Sketch: Sustainable well usage
For fresh groundwater to be used as potable water, recharge and discharge must be in balance. When pumping fresh groundwater with a tube well, we make the discharge greater than the recharge. The groundwater level will sink, the freshwater cushion will become lighter and the brackish zone will move upwards. Caused by the physical difference of fresh and saline water the up-movement is greater than groundwater level depression.
We risk getting brackish or saline groundwater in our tube well. Summertime, with huge needs of potable water, when rain is rare and no groundwater recharge exists, is an extremely dangerous time to get the discharge of fresh groundwater unbalanced.
The best source of potable water is always fresh groundwater – both due to its quality and its costs.
Houat (Enez Houad in Breton) is a French island in the Atlantic Ocean, off the south coast of Brittany. It is a massive of gneiss and granite in a mild slope, 5 km long and 1.5 km at its widest point. There are sand dunes in the northeast and the southeast, the rest of the coast is from 14 to 29 meters steep, cut by ravines with sandy beaches. Inside the islands, the terrain is mostly flat (25 to 28 meters).
The surface of Houat is 2.9 km2. Since the average rainfall is 910 mm per year, that means that a total of 750,000 m3 rainwater falls on the island per year. Groundwater recharge is about 480 mm in most parts of the island, the visible runoff from the mountain sides into the sea is about 220 mm and the rest of the groundwater runoff is submarine. The thin soil cover on a large part of the island's surface, as well as the bedrock's thin cracks, hampers infiltration in the bedrock.
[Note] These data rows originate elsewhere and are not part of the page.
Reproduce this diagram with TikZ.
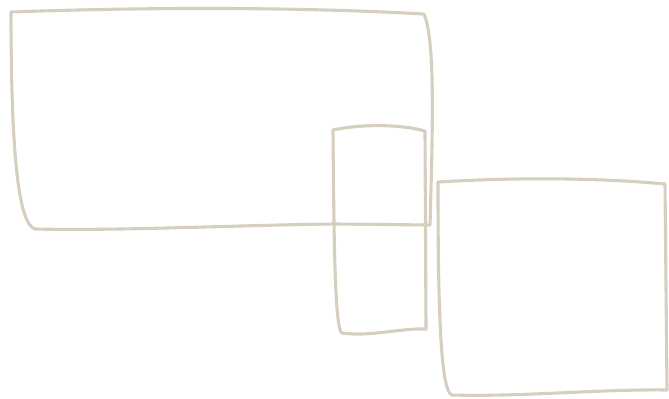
\documentclass[tikz,border=0pt]{standalone}
\usepackage{tikz}
\definecolor{SKline}{HTML}{D6CEBF}
\tikzset{
  skbox/.style={draw=SKline, line width=3.1bp, line join=round},
}
\begin{document}
\begin{tikzpicture}[x=1bp, y=-1bp]
  \useasboundingbox (0,0) rectangle (669,398);
  % wide box
  \draw[skbox] (11,12) .. controls (150,7) and (300,7) .. (424,14)
    .. controls (435,40) and (433,120) .. (430,225) -- (335,224)
    .. controls (240,225) and (120,231) .. (35,229)
    .. controls (18,224) and (11,150) .. (11,12) -- cycle;
  % narrow box
  \draw[skbox] (333,130) .. controls (360,124) and (400,124) .. (425,131)
    -- (426,329) .. controls (400,328) and (370,337) .. (342,333)
    .. controls (335,330) and (334,250) .. (333,130) -- cycle;
  % square box
  \draw[skbox] (438,182) .. controls (520,177) and (600,178) .. (665,184)
    -- (667,390) .. controls (600,389) and (520,397) .. (452,395)
    .. controls (440,392) and (438,300) .. (438,182) -- cycle;
\end{tikzpicture}
\end{document}
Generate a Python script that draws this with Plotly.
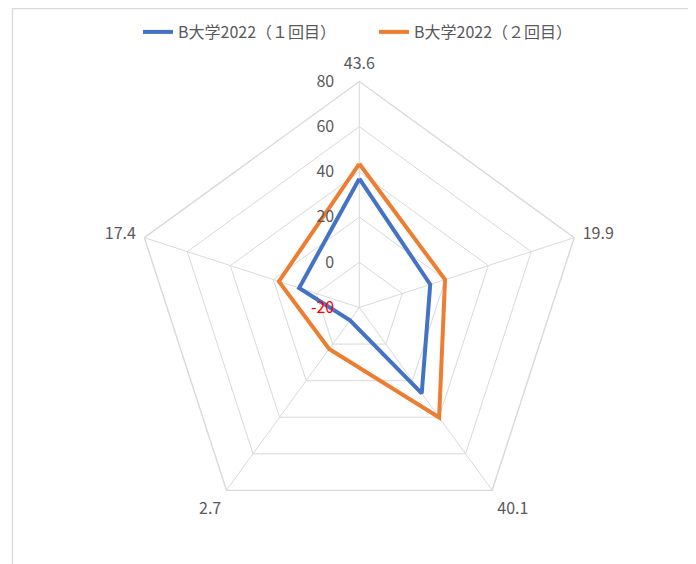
import plotly.graph_objects as go

categories = ["43.6", "19.9", "40.1", "2.7", "17.4"]
first_round = [37, 13, 27, -13, 8]
second_round = [43.6, 19.9, 40.1, 2.7, 17.4]
tick_values = [-20, 0, 20, 40, 60, 80]
tick_labels = ["<span style='color:#FF0000'>-20</span>", "0", "20", "40", "60", "80"]

TEXT = "#595959"
GRID = "#D9D9D9"
FONT = "Noto Sans CJK JP, Noto Sans, sans-serif"

# page body has an 8px margin, so figure coords = page coords - 8
W, H = 688, 556
cx, cy, rad = 351.3, 299.5, 226

fig = go.Figure()
for name, values, color in (
    ("B大学2022（１回目）", first_round, "#4472C4"),
    ("B大学2022（２回目）", second_round, "#ED7D31"),
):
    fig.add_trace(
        go.Scatterpolar(
            r=values + values[:1],
            theta=categories + categories[:1],
            name=name,
            mode="lines",
            line={"color": color, "width": 4},
        )
    )

fig.update_layout(
    width=W,
    height=H,
    margin={"l": 0, "r": 0, "t": 0, "b": 0},
    paper_bgcolor="white",
    font={"family": FONT, "color": TEXT, "size": 16},
    legend={
        "orientation": "h",
        "x": 130 / W,
        "xanchor": "left",
        "y": 1 - 7 / H,
        "yanchor": "top",
        "entrywidth": 191,
        "font": {"size": 16, "color": TEXT},
    },
    polar={
        "domain": {
            "x": [(cx - rad) / W, (cx + rad) / W],
            "y": [1 - (cy + rad) / H, 1 - (cy - rad) / H],
        },
        "gridshape": "linear",
        "bgcolor": "white",
        "radialaxis": {
            "range": [-20, 80],
            "tickvals": tick_values,
            "ticktext": tick_labels,
            "angle": 90,
            "tickangle": 90,
            "side": "counterclockwise",
            "showline": False,
            "ticks": "outside",
            "ticklen": 19,
            "tickcolor": "rgba(0,0,0,0)",
            "gridcolor": GRID,
            "gridwidth": 1.4,
            "tickfont": {"size": 16, "color": TEXT},
        },
        "angularaxis": {
            "rotation": 90,
            "direction": "clockwise",
            "showline": True,
            "linecolor": GRID,
            "linewidth": 1.4,
            "gridcolor": GRID,
            "ticks": "outside",
            "ticklen": 5,
            "tickcolor": "rgba(0,0,0,0)",
            "tickfont": {"size": 16, "color": TEXT},
        },
    },
    shapes=[
        {
            "type": "rect",
            "xref": "paper",
            "yref": "paper",
            "x0": 4.5 / W,
            "x1": 1.05,
            "y0": -0.05,
            "y1": 1 - 0.7 / H,
            "line": {"color": "#D9D9D9", "width": 1.3},
        }
    ],
)

fig.write_html("out.html")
Groundwater is the source of Houat's overall water used for consumption, although very deep wells sometimes cause saltwater penetration. The bedrock has cracks of various sizes and amounts, allowing for a wide variety of possibilities for outlets across the island.
What about climate change?
Islands will face climate changes over the next decades and beyond, until the end of this century. Scientists make scenarios of rain and temperatures across different geographical areas, and it seems both extreme rain (very heavy rain in a short time causing floods) and extreme dry periods will become more common. Displacements of the rain periods throughout the year may occur but with significant variations over the years. Temperature and rain changes will affect the vegetation periods, and longer vegetation periods mean greater transpiration from plants and less groundwater recharge with declining groundwater levels.